Naive question: has anyone (Iraqi or foreign) written anything about the Ministry of the Interior based on direct interviews or documents? Or is it a black box or such a dangerous hornets' nest that no one dare investigate it?

The Crocker-Petraeus plan to shore up Iraqi security forces will fall flat if there is no way to address Interior's workings, machinations, mischief, and spillovers. Perhaps Bush should appoint some brave AEI or WINEP wonks to serve as on-site liaisons. Any volunteers?

 
At 9:48 AM, Blogger Billy Glad said...

When they start selling opium and heroin to our troops, we'll have arrived at yet another Vietnam era milestone.

 
At 12:07 PM, Blogger Da' Buffalo Amongst Wolves said...

I read the news today, oh boy...

ABC's Blotter blog: Bush Authorizes New Covert Action Against Iran

To continue the discussion of the Woodrow Wilson Center et al.

Has anyone perused the wikipedia entry for Woodrow Wilson?

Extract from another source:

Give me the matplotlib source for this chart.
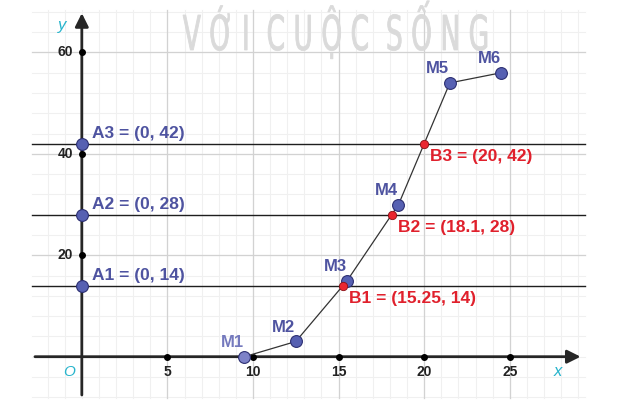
import matplotlib.pyplot as plt
import numpy as np
from matplotlib.textpath import TextPath
from matplotlib.patches import PathPatch
from matplotlib.font_manager import FontProperties
from matplotlib.transforms import Affine2D, IdentityTransform

# Donnees du graphique
m_names = ['M1', 'M2', 'M3', 'M4', 'M5', 'M6']
m_x = [9.5, 12.5, 15.5, 18.5, 21.5, 24.5]
m_y = [0, 3, 15, 30, 54, 56]

a_names = ['A1', 'A2', 'A3']
a_y = [14, 28, 42]

b_names = ['B1', 'B2', 'B3']
b_x = [15.25, 18.1, 20]
b_y = [14, 28, 42]

x_ticks = [5, 10, 15, 20, 25]
y_ticks = [20, 40, 60]

blue_txt = '#4e53a0'
blue_fill = '#5660b2'
blue_edge = '#2c2f72'
red_txt = '#e0202c'
red_fill = '#ea2630'
axis_col = '#262626'

plt.rcParams['font.family'] = ['Liberation Sans', 'DejaVu Sans']

fig = plt.figure(figsize=(6.33, 4.07), dpi=100)
ax = fig.add_axes([0, 0, 1, 1])
ax.set_xlim(-4.78, 32.2)
ax.set_ylim(-9.92, 70.35)
ax.axis('off')

# Grille (mineure puis majeure)
gx0, gx1, gy0, gy1 = -2.9, 29.4, -8.1, 68.4
for gx in np.arange(-2, 30, 1):
    ax.plot([gx, gx], [gy0, gy1], color='#f0f0f0', lw=0.8, zorder=0)
for gy in np.arange(-8, 69, 4):
    ax.plot([gx0, gx1], [gy, gy], color='#f0f0f0', lw=0.8, zorder=0)
for gx in x_ticks:
    ax.plot([gx, gx], [gy0, gy1], color='#d2d2d2', lw=0.9, zorder=1)
for gy in y_ticks:
    ax.plot([gx0, gx1], [gy, gy], color='#d2d2d2', lw=0.9, zorder=1)

# Filigrane (texte etroit, en pixels)
wm = TextPath((0, 0), 'V Ớ I  C U Ộ C  S Ố N G', size=48, prop=FontProperties(family='DejaVu Sans'))
bb = wm.get_extents()
sx = 304 / bb.width
tr = Affine2D().translate(-bb.x0, 0).scale(sx, 1.0).translate(183, 407 - 50)
ax.add_patch(PathPatch(tr.transform_path(wm), transform=IdentityTransform(),
                       facecolor='#dadada', edgecolor='#dadada', lw=0.6, zorder=1))

# Droites horizontales y = 14, 28, 42
for yy in a_y:
    ax.plot([gx0, gx1], [yy, yy], color='#1e1e1e', lw=1.0, zorder=2)

# Axes avec fleches
ax.annotate('', xy=(29.3, 0), xytext=(-2.9, 0),
            arrowprops=dict(arrowstyle='-|>', color=axis_col, lw=2, mutation_scale=20), zorder=3)
ax.annotate('', xy=(0, 68.3), xytext=(0, -8.1),
            arrowprops=dict(arrowstyle='-|>', color=axis_col, lw=2, mutation_scale=20), zorder=3)

# Graduations
ax.plot(x_ticks, [0] * len(x_ticks), 'o', color='black', ms=4, zorder=4)
ax.plot([0] * len(y_ticks), y_ticks, 'o', color='black', ms=4, zorder=4)
for t in x_ticks:
    ax.annotate(str(t), (t, 0), xytext=(0, -15), textcoords='offset pixels',
                ha='center', va='center', fontsize=10, weight='bold', color='#222222')
for t in y_ticks:
    ax.annotate(str(t), (0, t), xytext=(-9, 0), textcoords='offset pixels',
                ha='right', va='center', fontsize=10, weight='bold', color='#222222')

ax.annotate('O', (0, 0), xytext=(-13, -15), textcoords='offset pixels', ha='center', va='center',
            fontsize=11, style='italic', color='#27b4cc')
ax.text(27.8, -3, 'x', fontsize=12, style='italic', color='#27b4cc', ha='center', va='center')
ax.text(-1.17, 65.4, 'y', fontsize=12, style='italic', color='#27b4cc', ha='center', va='center')

# Ligne brisee M1..M6
ax.plot(m_x, m_y, color='#333333', lw=0.9, zorder=5)
m_fill = [blue_fill] * len(m_x)
m_fill[0] = '#7d82c8'
for i, name in enumerate(m_names):
    ax.plot(m_x[i], m_y[i], 'o', ms=8.5, mfc=m_fill[i], mec=blue_edge, mew=0.8, zorder=6)
    col = '#7479bd' if i == 0 else blue_txt
    ax.annotate(name, (m_x[i], m_y[i]), xytext=(-12, 14), textcoords='offset pixels',
                ha='center', va='center', fontsize=12, weight='bold', color=col)

# Points A
for name, yy in zip(a_names, a_y):
    ax.plot(0, yy, 'o', ms=8.5, mfc=blue_fill, mec=blue_edge, mew=0.8, zorder=6)
    ax.annotate(f'{name} = (0, {yy})', (0, yy), xytext=(10, 10), textcoords='offset pixels',
                ha='left', va='center', fontsize=12.5, weight='bold', color=blue_txt)

# Points B (intersections)
for name, xx, yy in zip(b_names, b_x, b_y):
    ax.plot(xx, yy, 'o', ms=6, mfc=red_fill, mec='#8a1016', mew=0.6, zorder=7)
    ax.annotate(f'{name} = ({xx:g}, {yy})', (xx, yy), xytext=(6, -13), textcoords='offset pixels',
                ha='left', va='center', fontsize=12.5, weight='bold', color=red_txt)

fig.savefig('out.png', dpi=100)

It might do well to look at what Woodrow Wilson's accomplishments were, because I think it will become obvious why the WW center's site isn't going to directly mention it's philosophical underpinnings:

"He went to Paris in 1919 to create the League of Nations and shape the Treaty of Versailles, with special attention on creating new nations out of defunct empires, His contributions to this negotiations set the stage for World War Two."

What is being described is specifically 'regime change' of 'failed states'... and the wars to create the failed states.

...and, on the domestic suppression front:

"On the home front he began the first effective draft in 1917, raised billions through Liberty loans, imposed an income tax, set up the War Industries Board, promoted (Imperial American, de-globalized) labor union growth... and suppressed anti-war movements."

Source

These are the unstated philosophical underpinnings of the Woodrow Wilson Center.

Bad news for an ostensibly apolitical academic stuck in the middle at this juncture in US/Persian relations.